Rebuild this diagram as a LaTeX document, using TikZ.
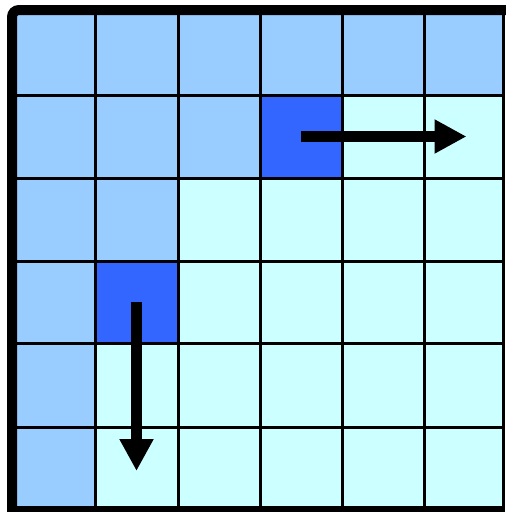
\documentclass[tikz,border=0pt]{standalone}
\usepackage{xcolor}
\usepackage{tikz}
\usetikzlibrary{arrows.meta}
\definecolor{cellL}{HTML}{99CCFF}
\definecolor{cellP}{HTML}{CCFFFF}
\definecolor{cellA}{HTML}{3366FF}
\def\colx{{12,95,178,260,342,424,503}}
\def\rowy{{10,95,178,261,343,427,511}}

\begin{document}
\begin{tikzpicture}[
    x=1pt,y=-1pt,
    cell/.style={draw=black,line width=3pt,rectangle,inner sep=0pt,outer sep=0pt},
    frame/.style={draw=black,line width=10pt},
    move/.style={-{Triangle[length=32pt,width=32pt]},line width=11pt,draw=black}
]
    \useasboundingbox (0,0) rectangle (506,512);
    \foreach \row [count=\r from 0] in {{L,L,L,L,L,L},{L,L,L,A,P,P},{L,L,P,P,P,P},{L,A,P,P,P,P},{L,P,P,P,P,P},{L,P,P,P,P,P}}{
        \foreach \f [count=\c from 0] in \row{
            \pgfmathsetmacro\xa{\colx[\c]}
            \pgfmathsetmacro\xb{\colx[\c+1]}
            \pgfmathsetmacro\ya{\rowy[\r]}
            \pgfmathsetmacro\yb{\rowy[\r+1]}
            \node[cell,fill=cell\f,minimum width=\xb pt-\xa pt,minimum height=\yb pt-\ya pt]
                (c\r\c) at ({(\xa+\xb)/2},{(\ya+\yb)/2}) {};
        }
    }
    \draw[frame] (c55.south east) -- (c50.south west)
        {[rounded corners=7pt] -- (c00.north west)} -- ([xshift=3pt]c05.north east);
    \draw[move] (c13.center) -- ([xshift=3pt]c15.center);
    \draw[move] (c31.center) -- ([yshift=-2pt]c51.center);
\end{tikzpicture}
\end{document}
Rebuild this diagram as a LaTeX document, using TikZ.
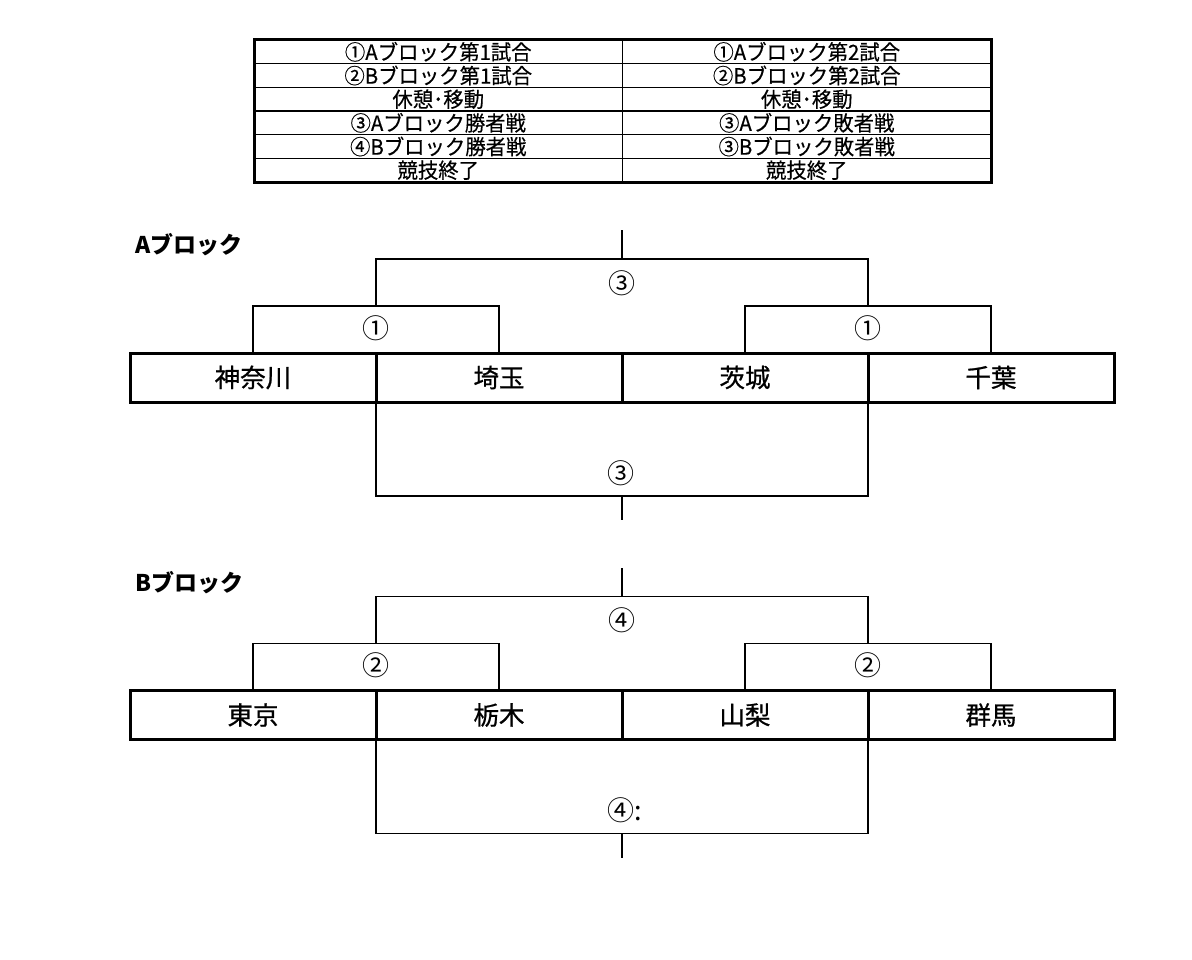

**Direction**
All entries are to be retyped exactly. Omit any embedded images.

**Written answer**
Rebuild this diagram as a LaTeX document, using TikZ.
\documentclass[tikz,border=0pt]{standalone}
\usepackage{xcolor}
\usepackage{tikz}
\usetikzlibrary{arrows.meta}
\definecolor{cellL}{HTML}{99CCFF}
\definecolor{cellP}{HTML}{CCFFFF}
\definecolor{cellA}{HTML}{3366FF}
\def\colx{{12,95,178,260,342,424,503}}
\def\rowy{{10,95,178,261,343,427,511}}

\begin{document}
\begin{tikzpicture}[
    x=1pt,y=-1pt,
    cell/.style={draw=black,line width=3pt,rectangle,inner sep=0pt,outer sep=0pt},
    frame/.style={draw=black,line width=10pt},
    move/.style={-{Triangle[length=32pt,width=32pt]},line width=11pt,draw=black}
]
    \useasboundingbox (0,0) rectangle (506,512);
    \foreach \row [count=\r from 0] in {{L,L,L,L,L,L},{L,L,L,A,P,P},{L,L,P,P,P,P},{L,A,P,P,P,P},{L,P,P,P,P,P},{L,P,P,P,P,P}}{
        \foreach \f [count=\c from 0] in \row{
            \pgfmathsetmacro\xa{\colx[\c]}
            \pgfmathsetmacro\xb{\colx[\c+1]}
            \pgfmathsetmacro\ya{\rowy[\r]}
            \pgfmathsetmacro\yb{\rowy[\r+1]}
            \node[cell,fill=cell\f,minimum width=\xb pt-\xa pt,minimum height=\yb pt-\ya pt]
                (c\r\c) at ({(\xa+\xb)/2},{(\ya+\yb)/2}) {};
        }
    }
    \draw[frame] (c55.south east) -- (c50.south west)
        {[rounded corners=7pt] -- (c00.north west)} -- ([xshift=3pt]c05.north east);
    \draw[move] (c13.center) -- ([xshift=3pt]c15.center);
    \draw[move] (c31.center) -- ([yshift=-2pt]c51.center);
\end{tikzpicture}
\end{document}
Rebuild this diagram as a LaTeX document, using TikZ.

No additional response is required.